━━━━━ Collected material
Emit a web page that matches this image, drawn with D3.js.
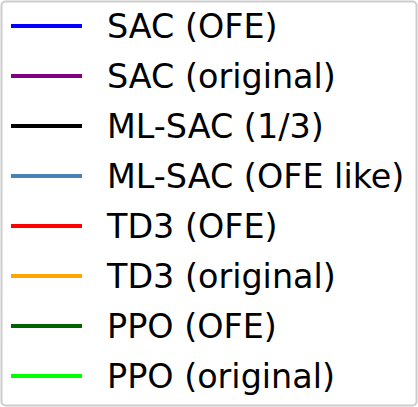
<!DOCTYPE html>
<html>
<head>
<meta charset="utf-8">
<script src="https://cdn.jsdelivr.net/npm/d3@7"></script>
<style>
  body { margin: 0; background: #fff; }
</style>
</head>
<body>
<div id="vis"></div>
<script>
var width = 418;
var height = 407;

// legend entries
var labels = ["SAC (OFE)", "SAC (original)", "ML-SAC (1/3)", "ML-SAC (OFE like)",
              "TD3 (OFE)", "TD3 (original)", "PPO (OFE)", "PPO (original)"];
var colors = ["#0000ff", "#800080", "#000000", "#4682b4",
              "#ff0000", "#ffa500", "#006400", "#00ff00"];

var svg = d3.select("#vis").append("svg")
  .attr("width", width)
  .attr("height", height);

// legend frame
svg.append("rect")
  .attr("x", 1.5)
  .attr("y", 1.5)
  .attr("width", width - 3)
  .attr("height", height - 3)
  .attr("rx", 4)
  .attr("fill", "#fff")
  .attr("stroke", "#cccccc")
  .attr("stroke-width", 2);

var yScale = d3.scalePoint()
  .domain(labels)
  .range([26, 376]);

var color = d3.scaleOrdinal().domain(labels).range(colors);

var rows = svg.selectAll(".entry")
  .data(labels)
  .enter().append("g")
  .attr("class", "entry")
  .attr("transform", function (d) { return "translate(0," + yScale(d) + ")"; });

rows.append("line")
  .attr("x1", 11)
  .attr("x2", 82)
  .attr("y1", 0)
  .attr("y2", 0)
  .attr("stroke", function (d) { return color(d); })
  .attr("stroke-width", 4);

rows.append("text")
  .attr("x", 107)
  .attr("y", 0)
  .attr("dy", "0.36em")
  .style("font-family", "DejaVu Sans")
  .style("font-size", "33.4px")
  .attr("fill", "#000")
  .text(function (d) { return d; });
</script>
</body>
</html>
━━━━━━━━━━
_Work to be completed_
Send back the data above word for word, with the pictures left out.

_Answer to this problem_
Emit a web page that matches this image, drawn with D3.js.
<!DOCTYPE html>
<html>
<head>
<meta charset="utf-8">
<script src="https://cdn.jsdelivr.net/npm/d3@7"></script>
<style>
  body { margin: 0; background: #fff; }
</style>
</head>
<body>
<div id="vis"></div>
<script>
var width = 418;
var height = 407;

// legend entries
var labels = ["SAC (OFE)", "SAC (original)", "ML-SAC (1/3)", "ML-SAC (OFE like)",
              "TD3 (OFE)", "TD3 (original)", "PPO (OFE)", "PPO (original)"];
var colors = ["#0000ff", "#800080", "#000000", "#4682b4",
              "#ff0000", "#ffa500", "#006400", "#00ff00"];

var svg = d3.select("#vis").append("svg")
  .attr("width", width)
  .attr("height", height);

// legend frame
svg.append("rect")
  .attr("x", 1.5)
  .attr("y", 1.5)
  .attr("width", width - 3)
  .attr("height", height - 3)
  .attr("rx", 4)
  .attr("fill", "#fff")
  .attr("stroke", "#cccccc")
  .attr("stroke-width", 2);

var yScale = d3.scalePoint()
  .domain(labels)
  .range([26, 376]);

var color = d3.scaleOrdinal().domain(labels).range(colors);

var rows = svg.selectAll(".entry")
  .data(labels)
  .enter().append("g")
  .attr("class", "entry")
  .attr("transform", function (d) { return "translate(0," + yScale(d) + ")"; });

rows.append("line")
  .attr("x1", 11)
  .attr("x2", 82)
  .attr("y1", 0)
  .attr("y2", 0)
  .attr("stroke", function (d) { return color(d); })
  .attr("stroke-width", 4);

rows.append("text")
  .attr("x", 107)
  .attr("y", 0)
  .attr("dy", "0.36em")
  .style("font-family", "DejaVu Sans")
  .style("font-size", "33.4px")
  .attr("fill", "#000")
  .text(function (d) { return d; });
</script>
</body>
</html>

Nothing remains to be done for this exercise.